Economy May 1, 2026 10:03 AM

Dallas Fed’s Lorie Logan Warns Against Signaling a Bias Toward Rate Cuts

Logan dissented at the FOMC over language implying the Fed’s next move would be a cut, citing uncertainty and inflation risks

By Derek Hwang
Dallas Fed’s Lorie Logan Warns Against Signaling a Bias Toward Rate Cuts

Lorie Logan, president of the Federal Reserve Bank of Dallas, said on Friday that ongoing uncertainty and persistent inflation concerns mean the Federal Open Market Committee should avoid signaling that its next policy move will be a rate cut. She dissented against wording in the FOMC statement suggesting a bias toward cuts, while supporting the decision to keep the federal funds rate target at 3.5% to 3.75%. Logan stressed that the outlook is highly uncertain and that the next move could plausibly be either an increase or a cut.

Key Points

  • Logan dissented against FOMC statement language that she said implied a bias toward rate cuts; she argued forward guidance should reflect the policy outlook.
  • She supported keeping the federal funds rate target steady at 3.5% to 3.75%.
  • Logan emphasized the high uncertainty in the economic outlook and said the next rate move could plausibly be either an increase or a cut - implications for interest-rate-sensitive sectors and financial markets.

Lorie Logan, president of the Federal Reserve Bank of Dallas, said on Friday that uncertainty around the economic outlook and continuing worries about inflation mean the central bank should not be indicating that its next policy action will be a reduction in interest rates.

Explaining her dissent on the language used in this week’s Federal Open Market Committee statement, Logan said: "When the FOMC gives forward guidance, it is important for that guidance to reflect the policy outlook. In light of the two-sided risks to monetary policy, I believed the FOMC should not give forward guidance implying a bias toward rate cuts at this time."

Logan was one of three regional Federal Reserve bank presidents who voted against wording in the FOMC statement that suggested the Fed’s next move would be a cut. At the same time, she supported the committee’s decision to maintain the target range for the federal funds rate at 3.5% to 3.75%.

Highlighting the fragile nature of the outlook, Logan said: "The economic outlook is highly uncertain" amid "ongoing worries about high inflation returning to 2%." She added that, given the current conditions, "it could plausibly be appropriate for the FOMC’s next rate change to be either an increase or a cut."

Her statements underscore the Federal Reserve’s internal debate over how to communicate future policy moves when prospects for inflation and growth leave room for multiple plausible paths. Logan’s dissent focused narrowly on the phrasing of forward guidance, not on the committee’s immediate decision to hold the policy rate within its existing range.

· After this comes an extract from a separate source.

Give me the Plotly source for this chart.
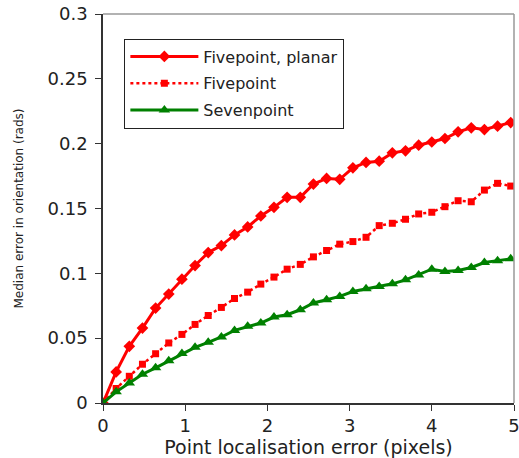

By voting to sustain the target range of 3.5% to 3.75%, Logan aligned with the majority on the immediate stance of monetary policy while registering her objection to guidance she judged as implying a directional bias. Her remarks make clear that some policymakers view the risk backdrop as balanced between further tightening and possible easing, depending on how inflation and other economic indicators evolve.


Context and implications

Logan’s public explanation for her dissent centers on the accuracy of forward guidance and the need for statements that reflect two-sided risks. Her view preserves the possibility that future rate policy could move in either direction until incoming data provides a clearer signal on inflation and growth.

Risks

  • Two-sided policy risk - the Fed could either raise or cut rates next, increasing volatility for bond markets and interest-rate-sensitive sectors.
  • Persistent inflation concerns - ongoing worries about inflation returning to 2% create uncertainty for inflation-sensitive industries and pricing decisions.